It’s finals week, and you’re staring at your notebook, textbook open. All of a sudden, you get this aching in your chest, and you start to struggle to breathe. You’re sweating and on the verge of tears; you don’t know what’s happening. You run to the bathroom to throw up and feel like the entire world is spinning. There’s nothing you can do to stop it from happening, and you don’t know where it came from. You feel like you can’t speak.
This is an anxiety attack, and it’s something a lot of people don’t understand. When you have anxiety, explaining it to someone is sometimes the hardest thing. A lot of people will tell you, “It’s just in your head,” or, “start to breathe slowly.” It’s not cool when people underestimate how severe of a problem anxiety can be. Sometimes, people also tend to think people talk about it for attention, which is one of the most discouraging and frustrating things someone with this disorder can hear.
You go to the doctor, and he hands you a prescription for pills. Oh, and here’s the list of side effects. Take this one once a day, at the same time every day, and take this one when you feel like you’re having an anxiety attack come on. Oh, and here’s a pill you can take to help you sleep to cancel out your insomnia. Are you not able to focus? Take this; it’ll help you.

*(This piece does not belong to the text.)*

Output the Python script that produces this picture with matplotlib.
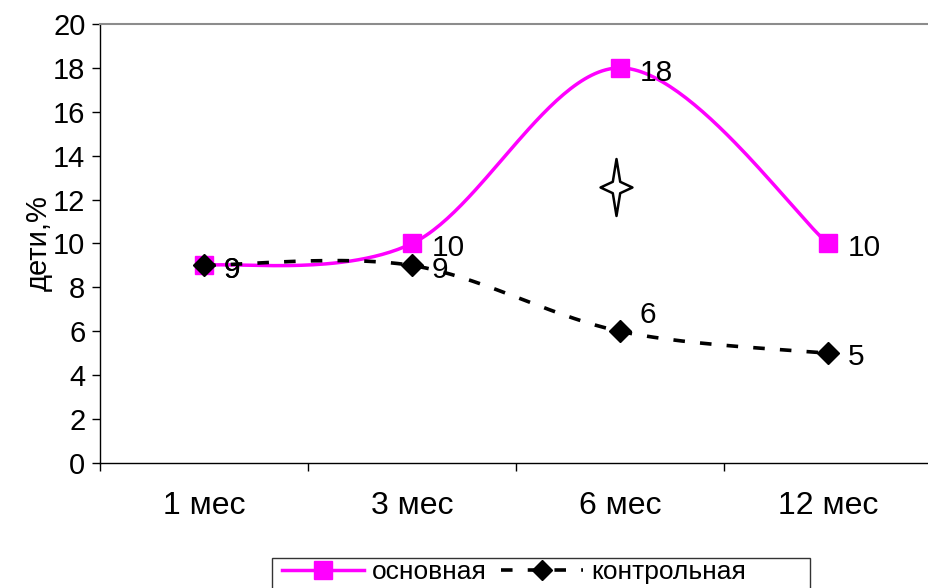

You feel like a health experiment. You’re destroying your body with medications. Pill after pill, your body becomes dependent on something that’s alien. Forget to take your daily meds? You’ll be throwing up in the bathroom because you are actually addicted to it, and you’re going through withdrawal. Did you get a sinus infection or strep throat? Good luck finding the right antibiotic because you’re allergic to penicillin and amoxicillin, but anything else that the doc would prescribe, you can’t take with your anxiety medicine because it’ll cause heart failure or some form of sudden death.
Life with an anxiety disorder is not easy, and there’s very little awareness of that.

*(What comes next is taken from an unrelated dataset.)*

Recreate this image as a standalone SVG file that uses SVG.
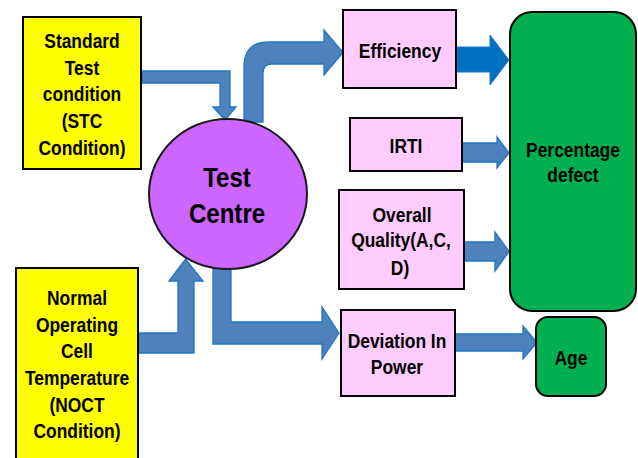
<svg xmlns="http://www.w3.org/2000/svg" width="638" height="458" viewBox="0 0 638 458">
<style>
.box{stroke:#000;stroke-width:2}
.y{fill:#FFFF00}
.p{fill:#FFCCFF}
.g{fill:#00B050}
.arr{fill:#4F81BD;stroke:#1F77C4;stroke-width:1.3;stroke-linejoin:miter}
.t{font-family:"Liberation Sans",Arial,sans-serif;font-weight:bold;font-size:21px;fill:#000;text-anchor:middle}
.big{font-size:28px}
</style>
<rect width="638" height="458" fill="#fff"/>
<g id="connectors">
<path class="arr" d="M142,71 L230,71 L230,107 L236,107 L225,120 L213,107 L220,107 L220,83 L142,83 Z"/>
<path class="arr" d="M244,122 L244,67 Q244,42 269,42 L324,42 L324,30 L343,52.5 L324,75 L324,64 L272,64 Q263,64 263,73 L263,122 Z"/>
<path d="M457,47 L490,47 L490,35 L509,60 L490,85 L490,72 L457,72 Z" fill="#0070C0" stroke="#1F77C4" stroke-width="1"/>
<path class="arr" d="M462,143 L497,143 L497,137 L509,153 L497,168 L497,162 L462,162 Z"/>
<path class="arr" d="M464,242 L495,242 L495,232 L509,251.5 L495,271 L495,261 L464,261 Z"/>
<path class="arr" d="M455,334 L523,334 L523,326 L537,342.5 L523,359 L523,351 L455,351 Z"/>
<path class="arr" d="M213,266 L213,344 L322,344 L322,359 L339,333 L322,307 L322,322 L231,322 L231,266 Z"/>
<path class="arr" d="M138,333 L178,333 L178,281 L169,281 L185.5,259 L203,281 L194,281 L194,353 L138,353 Z"/>
</g>
<g id="stc">
<rect class="box y" x="23" y="17" width="118" height="152"/>
<text class="t" transform="matrix(0.83 0 0 1 82 48)">Standard</text>
<text class="t" transform="matrix(0.83 0 0 1 82 75)">Test</text>
<text class="t" transform="matrix(0.83 0 0 1 82 101)">condition</text>
<text class="t" transform="matrix(0.83 0 0 1 82 128)">(STC</text>
<text class="t" transform="matrix(0.83 0 0 1 82 155)">Condition)</text>
</g>
<g id="noct">
<rect class="box y" x="16" y="268" width="122" height="200"/>
<text class="t" transform="matrix(0.83 0 0 1 77 305)">Normal</text>
<text class="t" transform="matrix(0.83 0 0 1 77 332)">Operating</text>
<text class="t" transform="matrix(0.83 0 0 1 77 358)">Cell</text>
<text class="t" transform="matrix(0.83 0 0 1 77 385)">Temperature</text>
<text class="t" transform="matrix(0.83 0 0 1 77 412)">(NOCT</text>
<text class="t" transform="matrix(0.83 0 0 1 77 438)">Condition)</text>
</g>
<g id="test-centre">
<ellipse cx="228" cy="194" rx="79" ry="75" fill="#CC66FF" stroke="#1a1a1a" stroke-width="2"/>
<text class="t big" transform="matrix(0.86 0 0 1 227 187)">Test</text>
<text class="t big" transform="matrix(0.86 0 0 1 227 223)">Centre</text>
</g>
<g id="efficiency">
<rect class="box p" x="343" y="10" width="113" height="78"/>
<text class="t" transform="matrix(0.83 0 0 1 400 58)">Efficiency</text>
</g>
<g id="irti">
<rect class="box p" x="350" y="118" width="112" height="53"/>
<text class="t" transform="matrix(0.83 0 0 1 406 153)">IRTI</text>
</g>
<g id="overall">
<rect class="box p" x="339" y="190" width="125" height="99"/>
<text class="t" transform="matrix(0.83 0 0 1 402 222)">Overall</text>
<text class="t" transform="matrix(0.83 0 0 1 401 247)">Quality(A,C,</text>
<text class="t" transform="matrix(0.83 0 0 1 400 275)">D)</text>
</g>
<g id="deviation">
<rect class="box p" x="341" y="310" width="114" height="86"/>
<text class="t" transform="matrix(0.83 0 0 1 397 348)">Deviation In</text>
<text class="t" transform="matrix(0.83 0 0 1 397 374)">Power</text>
</g>
<g id="percentage">
<rect class="box g" x="510" y="12" width="126" height="299" rx="22"/>
<text class="t" transform="matrix(0.83 0 0 1 573 157)">Percentage</text>
<text class="t" transform="matrix(0.83 0 0 1 573 182)">defect</text>
</g>
<g id="age">
<rect class="box g" x="536" y="317" width="70" height="79" rx="12"/>
<text class="t" transform="matrix(0.83 0 0 1 571 365)">Age</text>
</g>
</svg>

It’s finals week, and I was staring at my notebook, textbook open. But I didn’t get an aching in my chest. Not this time around. I looked for help before it happened. I opened my Bible to a scripture that my friend recommended.
Philippians 4:6-7: “Do not be anxious about anything, but in every situation, by prayer and petition, with thanksgiving, present your requests to God. And the peace of God, which transcends all understanding, will guard your hearts and your minds in Christ Jesus.”
It is so hard to do at first because you feel that God cursed you with this terrible disorder. But after true, constant prayer, you will begin to change. Constant prayers to the Lord about my anxiety, about my stress, about my struggles, helped me to become calm. His peace does guard my heart, and He does guard my mind. And He will guard yours, too. All you have to do is ask.
He wants us to ask Him for help. He wants to be there to save us, every day of our lives, in every situation. He’s an addiction I know I’m OK with having.